## SHORT TASK
The lines below are to be quoted exactly, from the first through the one that contains "(0,0) rectangle (1568,993);".

Recorded data:
◆ ◆ ◆ ◆

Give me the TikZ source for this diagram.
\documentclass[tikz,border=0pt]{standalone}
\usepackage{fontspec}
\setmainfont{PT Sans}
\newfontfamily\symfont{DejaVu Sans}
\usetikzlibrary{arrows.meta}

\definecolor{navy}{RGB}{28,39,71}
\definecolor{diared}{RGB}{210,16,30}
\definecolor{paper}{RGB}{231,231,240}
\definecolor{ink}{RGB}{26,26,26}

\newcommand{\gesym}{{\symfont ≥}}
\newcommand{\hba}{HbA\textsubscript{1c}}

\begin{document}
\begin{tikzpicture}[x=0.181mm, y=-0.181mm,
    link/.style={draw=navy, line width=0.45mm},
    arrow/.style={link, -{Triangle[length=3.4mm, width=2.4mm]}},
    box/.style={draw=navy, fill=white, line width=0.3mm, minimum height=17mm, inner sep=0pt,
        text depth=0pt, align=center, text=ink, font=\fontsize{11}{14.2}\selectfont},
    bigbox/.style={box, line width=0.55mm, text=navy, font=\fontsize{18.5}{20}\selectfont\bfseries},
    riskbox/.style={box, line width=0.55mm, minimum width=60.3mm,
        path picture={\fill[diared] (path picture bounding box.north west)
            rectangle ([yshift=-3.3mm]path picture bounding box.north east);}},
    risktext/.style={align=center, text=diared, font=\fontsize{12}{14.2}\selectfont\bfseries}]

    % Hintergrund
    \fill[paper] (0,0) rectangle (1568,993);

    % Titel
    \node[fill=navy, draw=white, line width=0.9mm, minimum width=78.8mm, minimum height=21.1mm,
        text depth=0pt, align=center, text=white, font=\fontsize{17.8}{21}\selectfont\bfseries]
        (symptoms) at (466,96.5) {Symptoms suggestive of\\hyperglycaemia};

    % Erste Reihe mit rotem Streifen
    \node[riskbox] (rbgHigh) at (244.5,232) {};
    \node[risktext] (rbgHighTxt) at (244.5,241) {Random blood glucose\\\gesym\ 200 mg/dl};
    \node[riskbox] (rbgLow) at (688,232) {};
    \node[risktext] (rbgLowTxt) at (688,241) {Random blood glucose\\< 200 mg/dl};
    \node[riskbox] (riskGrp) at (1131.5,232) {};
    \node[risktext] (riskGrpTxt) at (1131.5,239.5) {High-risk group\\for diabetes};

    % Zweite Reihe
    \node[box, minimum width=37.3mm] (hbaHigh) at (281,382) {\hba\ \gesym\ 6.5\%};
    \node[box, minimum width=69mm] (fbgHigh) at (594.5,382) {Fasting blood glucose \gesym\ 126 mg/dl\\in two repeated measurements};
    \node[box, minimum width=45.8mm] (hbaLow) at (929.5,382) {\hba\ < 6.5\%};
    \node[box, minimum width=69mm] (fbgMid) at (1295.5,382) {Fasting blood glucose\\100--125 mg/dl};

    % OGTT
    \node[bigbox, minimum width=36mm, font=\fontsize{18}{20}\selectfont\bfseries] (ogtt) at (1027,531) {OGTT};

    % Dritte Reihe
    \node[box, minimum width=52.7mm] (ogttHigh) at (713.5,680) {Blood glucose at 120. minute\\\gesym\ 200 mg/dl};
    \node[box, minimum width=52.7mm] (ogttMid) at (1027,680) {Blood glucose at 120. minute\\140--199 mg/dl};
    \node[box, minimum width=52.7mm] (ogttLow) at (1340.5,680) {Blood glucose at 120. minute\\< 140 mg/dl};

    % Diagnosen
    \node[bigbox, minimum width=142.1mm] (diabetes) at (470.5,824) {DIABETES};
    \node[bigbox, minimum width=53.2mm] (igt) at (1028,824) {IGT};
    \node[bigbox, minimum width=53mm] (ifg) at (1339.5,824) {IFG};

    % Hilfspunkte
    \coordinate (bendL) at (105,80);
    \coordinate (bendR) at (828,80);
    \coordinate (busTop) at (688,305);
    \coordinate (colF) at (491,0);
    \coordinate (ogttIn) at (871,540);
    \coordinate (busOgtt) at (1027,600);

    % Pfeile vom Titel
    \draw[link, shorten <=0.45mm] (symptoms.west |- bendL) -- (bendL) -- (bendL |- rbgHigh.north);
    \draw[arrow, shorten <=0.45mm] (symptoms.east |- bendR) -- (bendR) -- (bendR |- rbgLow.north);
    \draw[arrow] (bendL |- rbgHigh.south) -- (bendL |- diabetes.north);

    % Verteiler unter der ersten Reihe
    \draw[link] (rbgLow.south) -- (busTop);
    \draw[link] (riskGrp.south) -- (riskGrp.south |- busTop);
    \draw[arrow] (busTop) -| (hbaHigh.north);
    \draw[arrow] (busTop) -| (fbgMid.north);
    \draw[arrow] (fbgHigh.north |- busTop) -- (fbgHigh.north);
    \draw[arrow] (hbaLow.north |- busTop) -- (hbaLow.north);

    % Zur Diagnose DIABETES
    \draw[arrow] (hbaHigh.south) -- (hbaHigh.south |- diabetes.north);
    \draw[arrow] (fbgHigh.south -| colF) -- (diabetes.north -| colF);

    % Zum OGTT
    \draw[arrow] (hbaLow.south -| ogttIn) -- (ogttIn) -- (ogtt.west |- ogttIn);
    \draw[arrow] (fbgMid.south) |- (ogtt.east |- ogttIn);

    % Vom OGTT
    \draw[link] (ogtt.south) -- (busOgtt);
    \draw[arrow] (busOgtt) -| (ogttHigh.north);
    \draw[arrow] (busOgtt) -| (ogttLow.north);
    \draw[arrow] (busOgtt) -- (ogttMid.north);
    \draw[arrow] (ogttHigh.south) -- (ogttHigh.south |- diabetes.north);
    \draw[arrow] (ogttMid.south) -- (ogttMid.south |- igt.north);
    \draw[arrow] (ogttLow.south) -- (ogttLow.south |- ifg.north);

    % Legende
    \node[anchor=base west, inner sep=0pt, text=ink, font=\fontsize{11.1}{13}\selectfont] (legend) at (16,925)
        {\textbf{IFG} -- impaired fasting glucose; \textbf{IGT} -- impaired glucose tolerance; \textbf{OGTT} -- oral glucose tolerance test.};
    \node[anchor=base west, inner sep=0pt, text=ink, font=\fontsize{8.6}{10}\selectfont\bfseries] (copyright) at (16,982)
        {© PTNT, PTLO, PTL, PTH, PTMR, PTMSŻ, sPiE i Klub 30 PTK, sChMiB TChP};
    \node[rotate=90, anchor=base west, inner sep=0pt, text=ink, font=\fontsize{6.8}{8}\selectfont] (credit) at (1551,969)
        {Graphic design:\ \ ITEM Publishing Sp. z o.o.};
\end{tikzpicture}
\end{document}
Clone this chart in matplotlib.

◆ ◆ ◆ ◆

## SOLUTION TO THIS TASK
Give me the TikZ source for this diagram.
\documentclass[tikz,border=0pt]{standalone}
\usepackage{fontspec}
\setmainfont{PT Sans}
\newfontfamily\symfont{DejaVu Sans}
\usetikzlibrary{arrows.meta}

\definecolor{navy}{RGB}{28,39,71}
\definecolor{diared}{RGB}{210,16,30}
\definecolor{paper}{RGB}{231,231,240}
\definecolor{ink}{RGB}{26,26,26}

\newcommand{\gesym}{{\symfont ≥}}
\newcommand{\hba}{HbA\textsubscript{1c}}

\begin{document}
\begin{tikzpicture}[x=0.181mm, y=-0.181mm,
    link/.style={draw=navy, line width=0.45mm},
    arrow/.style={link, -{Triangle[length=3.4mm, width=2.4mm]}},
    box/.style={draw=navy, fill=white, line width=0.3mm, minimum height=17mm, inner sep=0pt,
        text depth=0pt, align=center, text=ink, font=\fontsize{11}{14.2}\selectfont},
    bigbox/.style={box, line width=0.55mm, text=navy, font=\fontsize{18.5}{20}\selectfont\bfseries},
    riskbox/.style={box, line width=0.55mm, minimum width=60.3mm,
        path picture={\fill[diared] (path picture bounding box.north west)
            rectangle ([yshift=-3.3mm]path picture bounding box.north east);}},
    risktext/.style={align=center, text=diared, font=\fontsize{12}{14.2}\selectfont\bfseries}]

    % Hintergrund
    \fill[paper] (0,0) rectangle (1568,993);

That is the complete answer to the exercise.